I probably wont have time post detailed instructions so if you have any questions just post them and ill try to answer them as they come.


----------



## icewolf08 (Apr 12, 2007)

soundlight said:


> A few things that I note about the MIDI project: The strand consoles prefer SMPTE, from what I get out of the manual.



You realize that SMPTE is just timecode, it contains no command structure, just links devices to a unified clock. You can program SMPTE events on the console, i.e. at 00:02:45:28 Cue 1 goes.

On the other hand MIDI actually can be used to control the console. I don't have a manual in front of me, but if you can tell the keys on your keyboard to send specific MIDI commands, and you look at the commands that the Strand accepts you should be able to make something work. There is more too it than "Note ON" "Note OFF" commands though. Since MIDI has been used for show control there have been new variations on command structure. There are lighting command sets, sound command sets, automation command sets, etc. They are all based on the same principles, but not all the same exact language. Some devices require SYSEX commands as well.

I did a bunch of work with MIDI and an Obsession II, and we have been talking about setting up a show control system between our Strand and sound, but we haven't done that yet. I know though, that the Obsession II only listens for a few specific MIDI commands, like: Go Cue X, Load Cue X, Fire macro X, Stop, Back, and a few more. As I haven't tried MIDI on a Strand yet, I am not sure what thy can do, but for sure those basic things.

There are better things that you could do with MIDI though that are much more practical than having a keyboard turn lights on and off, that is why we have light boards.
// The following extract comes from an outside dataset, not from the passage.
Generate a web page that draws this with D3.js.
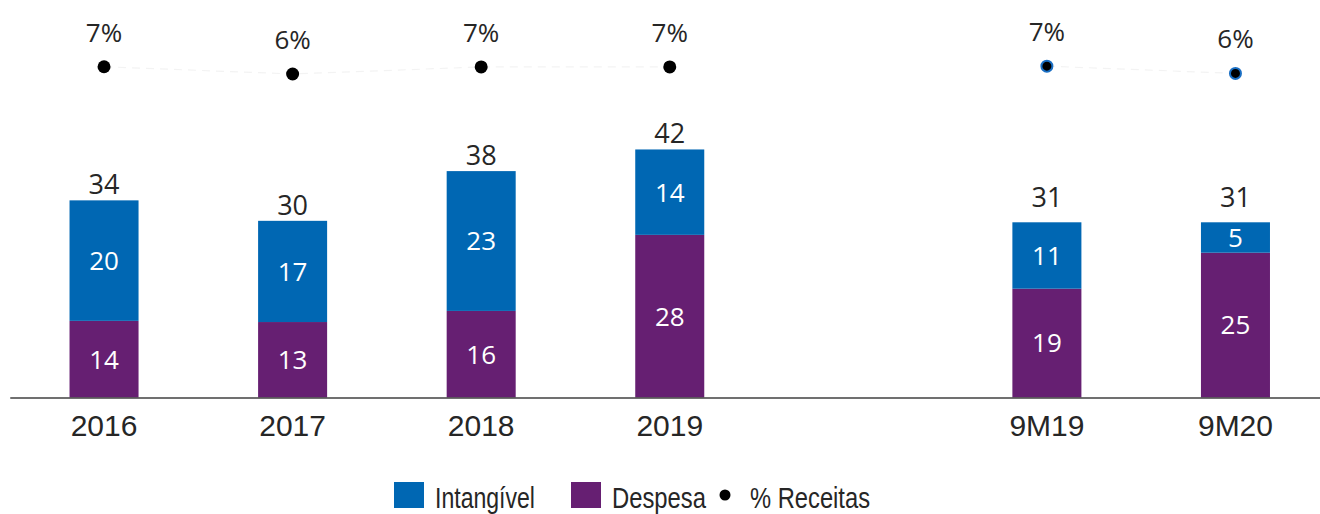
<!DOCTYPE html>
<html>
<head>
<meta charset="utf-8">
<script src="https://cdn.jsdelivr.net/npm/d3@7/dist/d3.min.js"></script>
<style>
  html, body { margin: 0; padding: 0; background: #fff; }
  svg { display: block; }
</style>
</head>
<body>
<svg id="chart" width="1320" height="514"></svg>
<script>
// ---- data ----
const categories = ["2016", "2017", "2018", "2019", "gap", "9M19", "9M20"];
const periods = ["2016", "2017", "2018", "2019", "9M19", "9M20"];
const despesa = [13.1, 12.9, 14.8, 27.8, 18.6, 24.75];
const intangivel = [20.6, 17.3, 23.9, 14.6, 11.35, 5.2];
const despesaLabels = ["14", "13", "16", "28", "19", "25"];
const intangivelLabels = ["20", "17", "23", "14", "11", "5"];
const totalLabels = ["34", "30", "38", "42", "31", "31"];
const receitasPct = [6.98, 6.35, 6.96, 6.96, 7.03, 6.4];
const lineGroups = [["2016", "2017", "2018", "2019"], ["9M19", "9M20"]];
const seriesNames = ["Intangível", "Despesa", "% Receitas"];

const colors = { intangivel: "#0067b3", despesa: "#661f72", dot: "#000000", dotStroke: "#1a6fc4", text: "#262626" };

const svg = d3.select("#chart");

const x = d3.scaleBand()
  .domain(categories)
  .range([9.75, 1329.75])
  .paddingInner(0.634)
  .paddingOuter(0.317);

const y = d3.scaleLinear().domain([0, 50]).range([397.5, 105]);
const y2 = d3.scaleLinear().domain([6, 7]).range([78, 66.5]);

const rows = periods.map((p, i) => ({
  p, d: despesa[i], it: intangivel[i],
  dl: despesaLabels[i], il: intangivelLabels[i], tl: totalLabels[i],
  pct: receitasPct[i], nine: p.startsWith("9M")
}));

const valueFont = "'Open Sans', 'Noto Sans', sans-serif";
const arial = "'Liberation Sans', Arial, sans-serif";

// bars
const g = svg.append("g");
g.selectAll("rect.desp").data(rows).join("rect")
  .attr("class", "desp")
  .attr("x", r => x(r.p)).attr("width", x.bandwidth())
  .attr("y", r => y(r.d)).attr("height", r => y(0) - y(r.d))
  .attr("fill", colors.despesa);
g.selectAll("rect.int").data(rows).join("rect")
  .attr("class", "int")
  .attr("x", r => x(r.p)).attr("width", x.bandwidth())
  .attr("y", r => y(r.d + r.it)).attr("height", r => y(r.d) - y(r.d + r.it))
  .attr("fill", colors.intangivel);

// inner labels
g.selectAll("text.dl").data(rows).join("text")
  .attr("class", "dl")
  .attr("x", r => x(r.p) + x.bandwidth() / 2)
  .attr("y", r => (y(0) + y(r.d)) / 2)
  .attr("dy", "0.36em")
  .attr("text-anchor", "middle")
  .attr("font-family", valueFont).attr("font-size", 26)
  .attr("fill", "#fff")
  .text(r => r.dl);
g.selectAll("text.il").data(rows).join("text")
  .attr("class", "il")
  .attr("x", r => x(r.p) + x.bandwidth() / 2)
  .attr("y", r => (y(r.d) + y(r.d + r.it)) / 2)
  .attr("dy", "0.36em")
  .attr("text-anchor", "middle")
  .attr("font-family", valueFont).attr("font-size", 26)
  .attr("fill", "#fff")
  .text(r => r.il);
// totals
g.selectAll("text.tl").data(rows).join("text")
  .attr("class", "tl")
  .attr("x", r => x(r.p) + x.bandwidth() / 2)
  .attr("y", r => y(r.d + r.it) - (r.nine ? 15 : 6))
  .attr("text-anchor", "middle")
  .attr("font-family", valueFont).attr("font-size", 27)
  .attr("fill", colors.text)
  .text(r => r.tl);

// axis
const axis = d3.axisBottom(x)
  .tickSize(0).tickSizeOuter(0).tickPadding(17)
  .tickFormat(d => d === "gap" ? "" : d);
const ax = svg.append("g").attr("transform", `translate(0,${y(0)})`).call(axis);
ax.select(".domain").attr("stroke", "#404040").attr("stroke-width", 1.6);
ax.selectAll("text")
  .attr("font-family", arial).attr("font-size", 30).attr("fill", colors.text);

// faint connecting line for % receitas
const byP = Object.fromEntries(rows.map(r => [r.p, r]));
const line = d3.line().x(p => x(p) + x.bandwidth() / 2).y(p => y2(byP[p].pct));
svg.append("g").selectAll("path").data(lineGroups).join("path")
  .attr("d", line)
  .attr("fill", "none")
  .attr("stroke", "#f3f3f3")
  .attr("stroke-width", 1.2)
  .attr("stroke-dasharray", "8,6");

// dots
svg.append("g").selectAll("circle").data(rows).join("circle")
  .attr("cx", r => x(r.p) + x.bandwidth() / 2)
  .attr("cy", r => y2(r.pct))
  .attr("r", r => r.nine ? 5.5 : 6.5)
  .attr("fill", colors.dot)
  .attr("stroke", r => r.nine ? colors.dotStroke : "none")
  .attr("stroke-width", r => r.nine ? 2 : 0);

svg.append("g").selectAll("text").data(rows).join("text")
  .attr("x", r => x(r.p) + x.bandwidth() / 2)
  .attr("y", r => y2(r.pct) - 25)
  .attr("text-anchor", "middle")
  .attr("font-family", valueFont).attr("font-size", 26)
  .attr("fill", colors.text)
  .text(r => Math.round(r.pct) + "%");

// legend
const narrow = "'Liberation Sans Narrow', 'Arial Narrow', 'Liberation Sans', Arial, sans-serif";
const leg = svg.append("g");
const legItems = [
  { name: seriesNames[0], type: "rect", color: colors.intangivel, x: 394, tw: 100 },
  { name: seriesNames[1], type: "rect", color: colors.despesa, x: 571, tw: 94 },
  { name: seriesNames[2], type: "dot", color: colors.dot, x: 719, tw: 120 }
];
legItems.forEach(it => {
  if (it.type === "rect") {
    leg.append("rect").attr("x", it.x).attr("y", 482).attr("width", 30).attr("height", 26).attr("fill", it.color);
    leg.append("text").attr("x", it.x + 41).attr("y", 507.5)
      .attr("font-family", narrow).attr("font-size", 29).attr("fill", colors.text)
      .attr("textLength", it.tw).attr("lengthAdjust", "spacingAndGlyphs")
      .text(it.name);
  } else {
    leg.append("circle").attr("cx", it.x + 6).attr("cy", 495).attr("r", 5.5).attr("fill", it.color);
    leg.append("text").attr("x", it.x + 31).attr("y", 507.5)
      .attr("font-family", narrow).attr("font-size", 29).attr("fill", colors.text)
      .attr("textLength", it.tw).attr("lengthAdjust", "spacingAndGlyphs")
      .text(it.name);
  }
});
</script>
</body>
</html>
With things like MIDI relays you can trigger all sort of events. I have seen MIDI used to trigger falling trees in storm sequences, or trigger sound cues in SFX or on an AudioBox. Or use SFX or and AudioBox to trigger light cues through a sound effect or piece of music (that is a combination of MIDI and SMPTE).
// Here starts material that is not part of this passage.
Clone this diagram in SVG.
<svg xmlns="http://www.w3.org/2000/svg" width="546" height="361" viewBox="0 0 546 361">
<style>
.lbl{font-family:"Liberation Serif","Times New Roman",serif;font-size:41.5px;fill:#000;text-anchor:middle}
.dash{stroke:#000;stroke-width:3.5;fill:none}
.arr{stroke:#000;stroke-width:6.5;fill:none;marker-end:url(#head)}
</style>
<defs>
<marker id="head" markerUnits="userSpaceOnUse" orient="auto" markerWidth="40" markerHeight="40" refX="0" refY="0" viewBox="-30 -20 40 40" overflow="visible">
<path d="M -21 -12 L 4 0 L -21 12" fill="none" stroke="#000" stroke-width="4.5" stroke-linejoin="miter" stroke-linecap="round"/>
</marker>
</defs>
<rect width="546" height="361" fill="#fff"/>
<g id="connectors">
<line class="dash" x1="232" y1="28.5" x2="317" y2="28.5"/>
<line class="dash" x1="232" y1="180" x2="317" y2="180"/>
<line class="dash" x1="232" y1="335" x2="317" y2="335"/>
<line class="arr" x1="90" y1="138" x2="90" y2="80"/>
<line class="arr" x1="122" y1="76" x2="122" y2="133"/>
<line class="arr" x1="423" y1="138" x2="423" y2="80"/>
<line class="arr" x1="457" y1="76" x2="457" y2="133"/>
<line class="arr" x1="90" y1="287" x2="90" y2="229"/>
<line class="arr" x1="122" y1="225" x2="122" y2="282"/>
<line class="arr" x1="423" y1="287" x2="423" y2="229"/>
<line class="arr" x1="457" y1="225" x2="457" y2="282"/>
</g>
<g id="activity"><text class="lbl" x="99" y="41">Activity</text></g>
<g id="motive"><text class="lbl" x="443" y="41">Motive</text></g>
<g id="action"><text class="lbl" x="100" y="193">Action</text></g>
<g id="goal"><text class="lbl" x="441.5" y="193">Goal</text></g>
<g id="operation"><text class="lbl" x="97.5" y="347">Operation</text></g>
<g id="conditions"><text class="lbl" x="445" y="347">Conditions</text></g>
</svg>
What you propose should be doable, you just need to know what commands your keyboard can send and what commands the Strand wants to hear.


----------



## soundlight (Apr 12, 2007)

Well, there's two different types of MIDI for theatrical applications. MTC, or MIDI time code, which is just what it says. Then there's MSC, or MIDI show control. This is what you are talking about.
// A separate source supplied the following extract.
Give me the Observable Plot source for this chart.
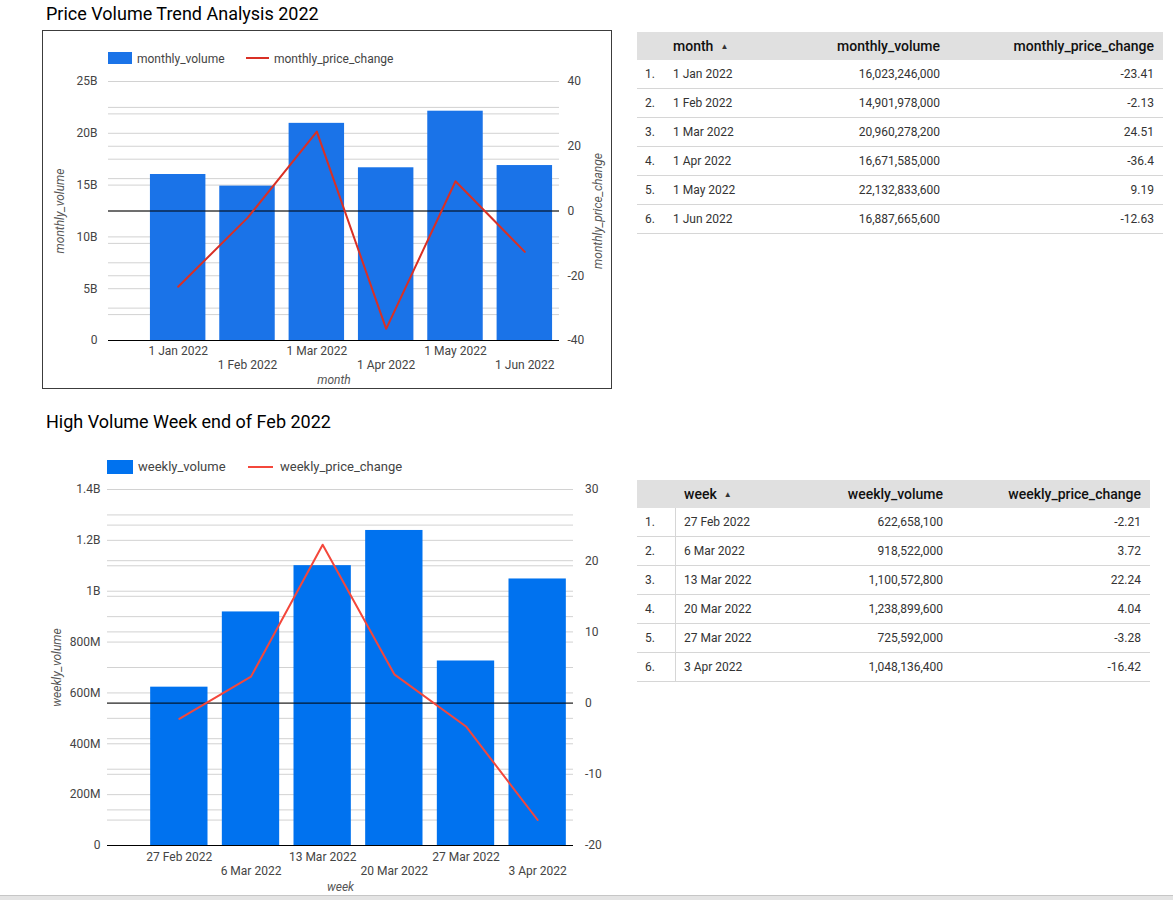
<!DOCTYPE html>
<html><head><meta charset="utf-8">
<script src="https://cdn.jsdelivr.net/npm/d3@7"></script>
<script src="https://cdn.jsdelivr.net/npm/@observablehq/plot@0.6"></script>
<style>
html,body{margin:0;padding:0;}
body{width:1173px;height:900px;position:relative;overflow:hidden;background:#fff;font-family:Roboto,sans-serif;}
.abs{position:absolute;}
.title{font-size:18px;line-height:18px;color:#000;white-space:nowrap;}
.ltxt{color:#444;white-space:nowrap;}
.tbl{position:absolute;font-family:Roboto,sans-serif;}
.row{display:flex;box-sizing:border-box;height:29px;border-bottom:1px solid #d6d6d6;font-size:12px;color:#333;}
.hrow{display:flex;height:28px;background:#e0e0e0;font-size:14px;font-weight:500;color:#111;}
.cell{box-sizing:border-box;display:flex;align-items:center;white-space:nowrap;overflow:hidden;}
.l{justify-content:flex-start;padding-left:8px;}
.r{justify-content:flex-end;}
.arrow{font-size:8px;margin-left:7px;color:#333;}
#box1{position:absolute;left:42px;top:30px;width:570px;height:359px;box-sizing:border-box;border:1px solid #3c3c3c;}
#strip{position:absolute;left:0;top:895px;width:1173px;height:5px;background:#e4e4e4;border-top:1px solid #c6c6c6;box-sizing:border-box;}
</style></head><body>
<div class="abs title" style="left:46px;top:5px;">Price Volume Trend Analysis 2022</div>
<div id="box1"></div>
<div class="abs title" style="left:46px;top:413px;">High Volume Week end of Feb 2022</div>
<div id="chart2" class="abs" style="left:42px;top:440px;"></div>
<div id="legend1"></div>
<div id="legend2"></div>
<div id="table1" class="tbl" style="left:637px;top:32px;"></div>
<div id="table2" class="tbl" style="left:637px;top:480px;"></div>
<div id="strip"></div>
<script>
// ---------- data ----------
const months = ["1 Jan 2022", "1 Feb 2022", "1 Mar 2022", "1 Apr 2022", "1 May 2022", "1 Jun 2022"];
const monthlyVolume = [16023246000, 14901978000, 20960278200, 16671585000, 22132833600, 16887665600];
const monthlyPriceChange = [-23.41, -2.13, 24.51, -36.4, 9.19, -12.63];

const weeks = ["27 Feb 2022", "6 Mar 2022", "13 Mar 2022", "20 Mar 2022", "27 Mar 2022", "3 Apr 2022"];
const weeklyVolume = [622658100, 918522000, 1100572800, 1238899600, 725592000, 1048136400];
const weeklyPriceChange = [-2.21, 3.72, 22.24, 4.04, -3.28, -16.42];

// ---------- ticks ----------
const monthlyVolumeTicks = [0, 5e9, 10e9, 15e9, 20e9, 25e9];
const monthlyVolumeTickLabels = ["0", "5B", "10B", "15B", "20B", "25B"];
const monthlyVolumeGrid = [0, 2.5e9, 5e9, 7.5e9, 10e9, 12.5e9, 15e9, 17.5e9, 20e9, 22.5e9, 25e9];
const monthlyPriceTicks = [-40, -20, 0, 20, 40];
const monthlyPriceGrid = [-40, -30, -20, -10, 0, 10, 20, 30, 40];

const weeklyVolumeTicks = [0, 2e8, 4e8, 6e8, 8e8, 1e9, 1.2e9, 1.4e9];
const weeklyVolumeTickLabels = ["0", "200M", "400M", "600M", "800M", "1B", "1.2B", "1.4B"];
const weeklyVolumeGrid = [0, 1e8, 2e8, 3e8, 4e8, 5e8, 6e8, 7e8, 8e8, 9e8, 1e9, 1.1e9, 1.2e9, 1.3e9, 1.4e9];
const weeklyPriceTicks = [-20, -10, 0, 10, 20, 30];
const weeklyPriceGrid = [-20, -15, -10, -5, 0, 5, 10, 15, 20, 25, 30];

function dualChart(o) {
  const [p0, p1] = o.priceDomain, [v0, v1] = o.volDomain;
  const toY = p => v0 + (p - p0) / (p1 - p0) * (v1 - v0);
  const rows = o.cats.map((c, i) => ({cat: c, vol: o.vol[i], price: o.price[i]}));
  const volLabel = new Map(o.volTicks.map((t, i) => [t, o.volLabels[i]]));
  const priceLabel = new Map(o.priceTicks.map(t => [toY(t), String(t)]));
  const marks = [
    Plot.ruleY(o.volGrid, {stroke: "#d2d2d2"}),
    Plot.ruleY(o.priceGrid.map(toY), {stroke: "#d2d2d2"}),
    Plot.barY(rows, {x: "cat", y: "vol", fill: o.barColor}),
    Plot.ruleY([toY(0)], {stroke: "#000"}),
    Plot.ruleY([0], {stroke: "#000"}),
    Plot.line(rows, {x: "cat", y: d => toY(d.price), stroke: o.lineColor, strokeWidth: 2}),
    Plot.axisY(o.volTicks, {anchor: "left", tickSize: 0, tickPadding: o.leftPad, tickFormat: t => volLabel.get(t), label: null}),
    Plot.axisY(o.priceTicks.map(toY), {anchor: "right", tickSize: 0, tickPadding: o.rightPad, textAnchor: "start", tickFormat: v => priceLabel.get(v), label: null}),
    Plot.axisX(o.cats.filter((_, i) => i % 2 === 0), {tickSize: 0, tickPadding: o.xPad1, label: null}),
    Plot.axisX(o.cats.filter((_, i) => i % 2 === 1), {tickSize: 0, tickPadding: o.xPad2, label: null}),
    Plot.text([o.xTitle], {frameAnchor: "bottom", lineAnchor: "middle", textAnchor: "middle", dy: o.xTitleDy, fontStyle: "italic", fill: "#555"}),
    Plot.text([o.yTitle], {frameAnchor: "left", textAnchor: "middle", lineAnchor: "middle", rotate: -90, dx: o.yTitleDx, fontStyle: "italic", fill: "#555"})
  ];
  if (o.y2Title) marks.push(Plot.text([o.y2Title], {frameAnchor: "right", textAnchor: "middle", lineAnchor: "middle", rotate: -90, dx: o.y2TitleDx, fontStyle: "italic", fill: "#555"}));
  return Plot.plot({
    width: o.width, height: o.height,
    marginLeft: o.ml, marginRight: o.mr, marginTop: o.mt, marginBottom: o.mb,
    x: {type: "band", domain: o.cats, range: o.xRange, paddingInner: 0.2, paddingOuter: 0.1, round: false, label: null},
    y: {domain: o.volDomain, label: null},
    style: {fontFamily: "Roboto, sans-serif", fontSize: "12px", color: "#444", background: "transparent", overflow: "visible"},
    marks
  });
}

const c1 = dualChart({
  cats: months, vol: monthlyVolume, price: monthlyPriceChange,
  volDomain: [0, 25e9], priceDomain: [-40, 40],
  volTicks: monthlyVolumeTicks, volLabels: monthlyVolumeTickLabels, volGrid: monthlyVolumeGrid,
  priceTicks: monthlyPriceTicks, priceGrid: monthlyPriceGrid,
  barColor: "#1a73e8", lineColor: "#d93025",
  width: 568, height: 357, ml: 65, mr: 52, mt: 50, mb: 48, xRange: [100, 516],
  leftPad: 11, rightPad: 8, xPad1: 6, xPad2: 20,
  xTitle: "month", xTitleDy: 40, yTitle: "monthly_volume", yTitleDx: -48,
  y2Title: "monthly_price_change", y2TitleDx: 39
});
c1.style.position = "absolute"; c1.style.left = "0px"; c1.style.top = "0px";
document.getElementById("box1").appendChild(c1);

const c2 = dualChart({
  cats: weeks, vol: weeklyVolume, price: weeklyPriceChange,
  volDomain: [0, 1.4e9], priceDomain: [-20, 30],
  volTicks: weeklyVolumeTicks, volLabels: weeklyVolumeTickLabels, volGrid: weeklyVolumeGrid,
  priceTicks: weeklyPriceTicks, priceGrid: weeklyPriceGrid,
  barColor: "#0072ef", lineColor: "#f4473b",
  width: 570, height: 455, ml: 65, mr: 39, mt: 49, mb: 50, xRange: [101, 531],
  leftPad: 7, rightPad: 11.5, xPad1: 7, xPad2: 21,
  xTitle: "week", xTitleDy: 42, yTitle: "weekly_volume", yTitleDx: -50
});
document.getElementById("chart2").appendChild(c2);

// ---------- legends ----------
function legend(el, items) {
  el.innerHTML = items.map(it => it.kind === "text"
    ? `<div class="abs ltxt" style="left:${it.x}px;top:${it.y}px;font-size:${it.fs}px;line-height:${it.lh}px;">${it.label}</div>`
    : `<div class="abs" style="left:${it.x}px;top:${it.y}px;width:${it.w}px;height:${it.h}px;background:${it.color};"></div>`).join("");
}
legend(document.getElementById("legend1"), [
  {kind: "rect", x: 108, y: 52, w: 24, h: 12, color: "#1a73e8"},
  {kind: "text", x: 137, y: 52, fs: 12, lh: 14, label: "monthly_volume"},
  {kind: "rect", x: 246, y: 57, w: 23, h: 2, color: "#d93025"},
  {kind: "text", x: 274, y: 52, fs: 12, lh: 14, label: "monthly_price_change"}
]);
legend(document.getElementById("legend2"), [
  {kind: "rect", x: 107, y: 460, w: 26, h: 14, color: "#0072ef"},
  {kind: "text", x: 138, y: 459, fs: 13, lh: 16, label: "weekly_volume"},
  {kind: "rect", x: 248, y: 466, w: 25, h: 2, color: "#f4473b"},
  {kind: "text", x: 280, y: 459, fs: 13, lh: 16, label: "weekly_price_change"}
]);

// ---------- tables ----------
const fmtInt = d3.format(",");
function table(el, o) {
  const w = o.widths;
  let html = `<div class="hrow" style="width:${d3.sum(w)}px">`
    + `<div class="cell" style="width:${w[0]}px"></div>`
    + `<div class="cell l" style="width:${w[1]}px">${o.headers[0]}<span class="arrow">▲</span></div>`
    + `<div class="cell r" style="width:${w[2]}px;padding-right:${o.pads[0]}px">${o.headers[1]}</div>`
    + `<div class="cell r" style="width:${w[3]}px;padding-right:${o.pads[1]}px">${o.headers[2]}</div></div>`;
  o.cats.forEach((c, i) => {
    html += `<div class="row" style="width:${d3.sum(w)}px">`
      + `<div class="cell l" style="width:${w[0]}px;${o.sep ? "border-right:1px solid #d6d6d6;" : ""}">${i + 1}.</div>`
      + `<div class="cell l" style="width:${w[1]}px">${c}</div>`
      + `<div class="cell r" style="width:${w[2]}px;padding-right:${o.pads[0]}px">${fmtInt(o.vol[i])}</div>`
      + `<div class="cell r" style="width:${w[3]}px;padding-right:${o.pads[1]}px">${o.price[i]}</div></div>`;
  });
  el.innerHTML = html;
}
table(document.getElementById("table1"), {
  cats: months, vol: monthlyVolume, price: monthlyPriceChange,
  headers: ["month", "monthly_volume", "monthly_price_change"],
  widths: [28, 147, 136, 215], pads: [8, 9], sep: false
});
table(document.getElementById("table2"), {
  cats: weeks, vol: weeklyVolume, price: weeklyPriceChange,
  headers: ["week", "weekly_volume", "weekly_price_change"],
  widths: [39, 144, 131, 199], pads: [8, 9], sep: true
});
</script>
</body></html>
We've done a complete sync of a light show on SFX here. We had SMPTE running to the Obsession to control conventionals, and an internal MIDI loopback on the computer so that Hog2PC could receive MIDI data and fire the moving light cues. It was pretty friggin awesome. We programmed all of the conventional cues in the Obsession, the ML cues in Hog2PC, and used Cool Edit Pro to locate exact frames in the music where we wanted a cue to happen so we could tell SFX exactly when to fire the cue. Then, 50 hours of programming and debugging later, a 3 minute and some second show came together for the theater and dance open house less than a month in to the academic year. It was insane. And fun.


----------



## Traitor800 (Apr 12, 2007)

Yeah I just recently dove into the MIDI world, I did a 1.5 min special effects sequence for my schools recent play, I used Adobe Audition to export the SMPTE time code of an audio track with a bunch of explosions to our Expressoion Board and then used a bunch of submaster bumps to flash some lights on stage in time to the explosions. It was really cool and I made it easier cause i used the learn function so all i had to do was listen to one track press the button when i heard the explosinons then solo another track and program the lights to that one and then the board sorted it all out into the right sequence.

I'm getting more into it at the end of the semester when im going to be doing the entire senior dance concert with midi interface between the audio and the lights. Its going to be intresting since im only going to have like 3 rehearsals to sync up all the music and lights.


----------



## soundlight (Apr 13, 2007)

Our ATD intern here decided to use SFX to program for some of his pieces in our fall dance show, which was needed for the pacing of some of the cues, but it takes friggin FOREVER to try to get the sync right. He was up may late nights teching those pieces. But they were amazingly awesome...

But anyway, on the original MIDI question, what exactly were you planning on doing with this? Sort of an uber-glorified light organ? Because that would be really cool!


----------